Being undergraduates we had a simple lab - detect muons created  in the upper layers of the atmosphere by cosmic rays. That's about 100 km. That is possible because in our frame the life of a muon is \tau/\sqrt(1- v^2/c^2).

Quite convincing.

The EM wave equation is \cos(\omega t - k x) or \cos(\omega( t - x/c)). 

Theoretician would write \omega t - k x = k^ix_i and would be happy. This is invariant. 

But one can do simple Lorentz transformations.

\omega t - k x = \omega (t' - v/c^2 x')/\sqrt(1 - v^2/c^2) - k(x' - v t')/\sqrt(1 - v^2/c^2). 

One can see that this reduces to

\omega' (t' - x'/c) where

\omega' = \sqrt( (1 + v/c)/(1-v/c)).

Frequency is Doppler shifted but the speed of light propagation remains the same.

That's just one of the reasons why people do not even consider your theory, James.

Igor, my explanation involves only the uniform periods of the traveling twin's journey. I accept the generally agreed explanation for the time-discrepancy between the twins: the accelerations involved in going to and from the distant star-system.

Regarding the uniform periods, my explanation is entirely conventional, relying only on the Lorentz transformation and its derivative, the invariant interval (which is just the elapsed time according to the observed body). So I don't see your point.

Regarding the pie, we may be arguing semantics, but a pie is not an event; a pie is an object, an event would be something that happens to the pie at a time and place.

This question -- specifically as it applies to the Twin Paradox -- seems to be put to rest.

One of the objections raised here is interesting in that it highlights a common difficulty in relativity theory: consistently distinguishing an observer's coordinate system from that of the observed:

In considering the Twin Paradox, those who attribute the discrepancy between the twins' clocks to periods in relative uniform motion do so by failing to distinguish the stay-at-home twin's measure of spatial distance from that of the traveling twin.
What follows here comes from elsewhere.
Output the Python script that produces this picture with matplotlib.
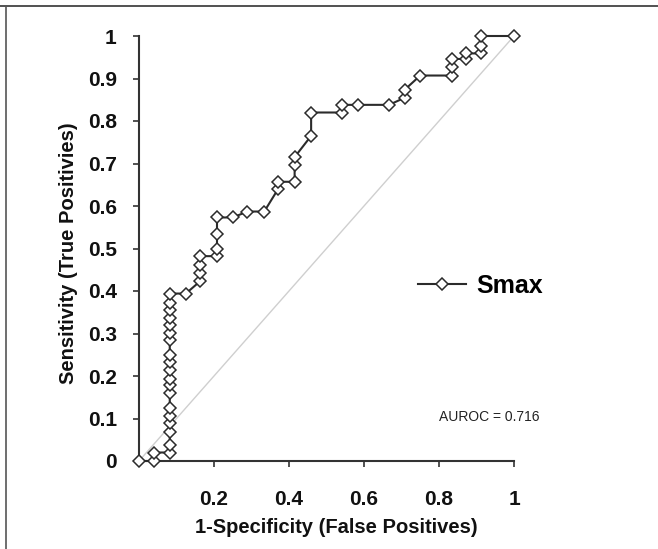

As I discussed in my paper "The Twin Paradox Resolved", the apparent discrepancy between the lengths of the twins' world-lines in periods of uniform motion (as in my figure 3) is due to the treatment of the stay-at-home's measure of the traveler's motion in space as absolute. (At a relative velocity of .8c the stay-at-home will measure the traveler's distance traveled as 4 light-years, but the traveler's measure will be of 2.4 light-years.)

The confusion of coordinate systems in the attribution of the twin affect to relative uniform motion is analogous to the confusion expressed in the conventional Minkowski diagram, which treats the observer's measure of time as absolute, as in the projection of a light ray as moving 1 second in space per 1 second of time (light moves at a relative 0 seconds in time).